Serves 5-6
Source: Adapted from Ad Hoc Buttermilk Fried Chicken Recipe
You need a heavy dutch oven frying pot with lid, a good thermometer, and baking paper. Reuse the oil the next night for e.g. arancini, or filter back into the oil bottle.
Ingredients
- 750g chicken breasts
- 1 cup (~250ml) buttermilk
- 1 litre vegetable oil
- 950ml water
- 1/4 cup salt
- 3 tsp honey
- (optional) 2 bay leaves
- 1/4 garlic bulb, rough chop
- 1/2 tbsp black peppercorns
- 1.5 tsp dried thyme
- (optional) 10g fresh parsley springs, if you have it
- 1 lemon - grated zest and juice (or just juice if using concentrate)
- 1.75 cups plain flour
- 1 tsp garlic powder
- 1 tsp onion powder
- 1 tsp paprika
- 1 tsp cayenne
- 1 tsp salt
- 1/4 tsp black pepper
- Add the brine ingredients to a saucepan, and bring to the boil. Boil for 1 minute, stirring, then leave to cool completely. Separating into different dishes can speed this up - don't put the chicken in while it's above room temp.
- Prep the chicken, cutting each breast into 3 or 4 goujons dependent on size. The goujons should be equal thickness.
- Put chicken into brine, leave 3-6 hours. The chicken will cook and go white slightly from the acid in the lemon juice.
- Remove chicken from brine, rinse completely and pat dry, leave chicken to come to room temperature
- Two bowls - one with Coating above, and one with buttermilk. Place baking paper sheet to one side.

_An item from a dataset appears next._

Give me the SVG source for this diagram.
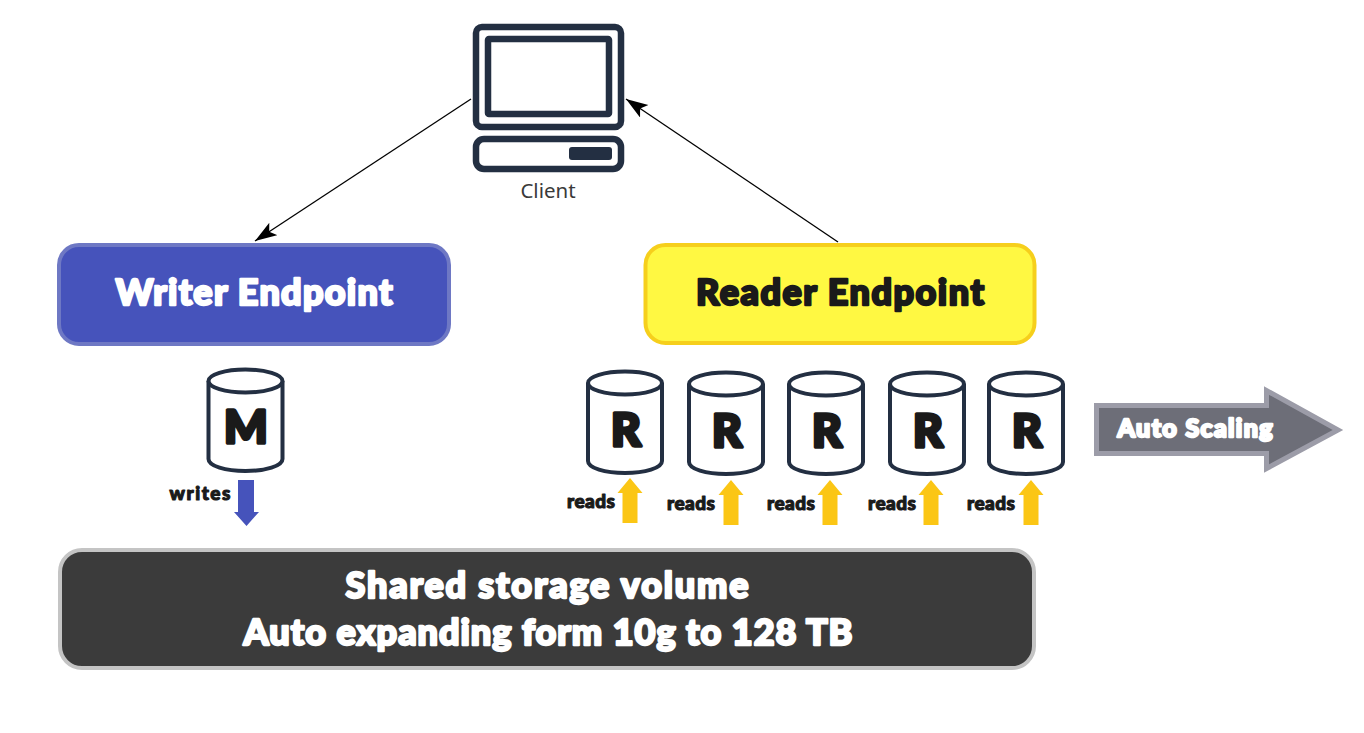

- Fill heavy casserole with lid with the oil, start gently heating to 375F/190C
- Safety - Only enough oil to cover the chicken, 2 inches maybe. keep the lid on tight, don't leave the kitchen, monitor the temperature and don't overheat. This step is here to save time only, it can be done after coating the chicken.
- Chicken, 3-4 at a time - Coating, Buttermilk, Coating, onto baking paper. After the buttermillk, shake the goujons of the excess or gently run them up the lip of the bowl before putting back in the coating. Keep one wet hand (buttermilk only), and one dry hand (flour only).
- Re-toss the chicken in the remaining coating if they look moist before cooking.
This is the tricky part, the oil should be 375F/190C when the chicken goes in, then ideally it drops to 325F/162C for cooking. This is impossible to do exactly at home, but keep the heat constant and it works out. Over the course of the batches, get to know your pot and heat level, at the end of cooking the oil will be between 325 and 375. The chicken should not leak excessive grease while resting, and should not feel greasy while eating - this means heat too low. Likewise any part of the batter going black during cooking is heat too high - this will not taste good. Keep the heat constant, and only remove the lid when you have to. Repeat the following steps in batches:
- Heat until thermometer measures 375F with lid on
- Place a non-crowded layer of chicken (4ish goujons) into the pot, replace lid. Don't take the lid off toif you can help it.
- After 3 mins, turn the chicken over, replace lid, cook for another 1 to 2 mins. (depends on chicken size, pot heat)
- Safety - occasionally opening the lid can introduce water, and the oil starts to go mental, replace/crack the lid until it settles. Always open the lid facing away from you.
- Lift the chicken out (I use two wooden spatulas), then drain chicken on a rack over paper towels.
The trick is to play gently with the constant heat until 4-5 minutes cooks the chicken perfectly. Cut the largest of the first few open after 5 minutes of cooling to check there's no pink visible (or test for 75C).
Can serve with roti, garlic mayo, lettuce etc, or rice and soy sauce, so on.